The bill says that restructuring PREPA’s $9 billion debt and its bond issuances must follow the commonwealth’s debt management policy.


“This bill establishes the parameters that this House of Representatives and the Senate, if approved there, would be willing to accept in that restructuring plan,” said independent Rep. Luis Raúl Torres Cruz, who chairs the Energy Committee.


The Senate has yet to vote on the bill, which was one in a long list of bills that needed approval before the current session ends in two weeks.


Torres Cruz said witnesses who spoke at House hearings said that unsecured bonds with no guarantees comprise a large part of PREPA’s debt that the government seeks to restructure.


“So much of that debt should not be paid,” he said. “All the organizations of retired employees, UTIER [the Spanish acronym for the Electrical Industry and Irrigation Workers Union], community organizations, Sierra Club, Quiero Sol, and other institutions said they should not pay a penny of that debt.”


“House Bill 1429 establishes minimum conditions for debt restructuring that must go hand in hand with reforms that strengthen and guarantee Puerto Rico’s energy supply, follow a public policy of reasonable rates, and keep rates as close as possible to the aspirational goal of 20 cents per kilowatt hour,” Torres Cruz said.


The debt restructuring and bond issuance must respect payment priorities established in a trust agreement and significantly cut PREPA’s bond debt, but not allow bondholders to repay more than 30% of the debt. The restructuring must also provide adequate financing to the PREPA Employees Retirement System and guarantee the payment of employer contributions to the PREPA Employees Retirement System.
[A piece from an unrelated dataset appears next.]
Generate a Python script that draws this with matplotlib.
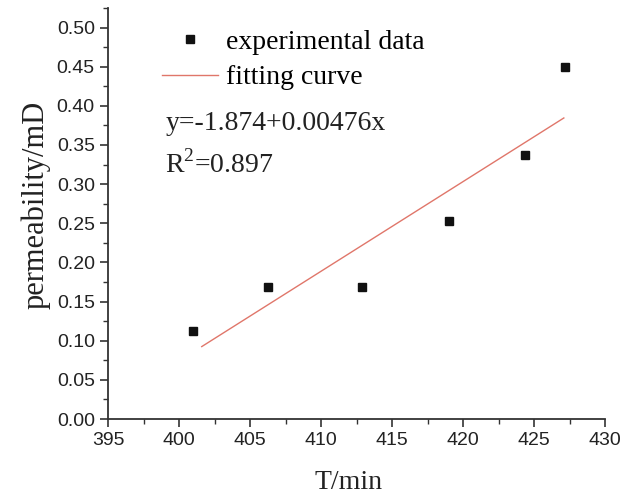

According to the approved bill, PREPA’s next bond issues must also comply with public energy policy and not undermine the current rights of employees who remain in PREPA.


“Both the Financial Oversight and Management Board and the United States Courts have recognized the exercise of legislative authority in debt restructuring …” HB 1429 states. “[The courts] have also validated the full authority of the Legislative Assembly to regulate public corporations.”


The bill notes that the Puerto Rico Oversight, Management and Economic Stability Act (PROMESA) acknowledges that debt adjustment plans must have legislative, regulatory or electoral authorization.


U.S. District Court Judge Laura Taylor Swain is currently keeping the negotiation on restructuring PREPA’s debt alive. The oversight board must submit a restructuring plan for PREPA’s debt to Judge Swain by Dec. 1.


“We have fulfilled the responsibility to legislate to guarantee that any debt restructuring promotes the stabilization of the public corporation, the fulfillment of its priority obligations, and the economic development of Puerto Rico,” HB 1429’s authors highlighted.


The House also passed Senate Joint Resolution 327 to order the Puerto Rico Energy Bureau to submit, within 20 calendar days, a detailed report on the metrics adopted to measure LUMA Energy’s compliance with its contract to operate PREPA’s transmission and distribution system.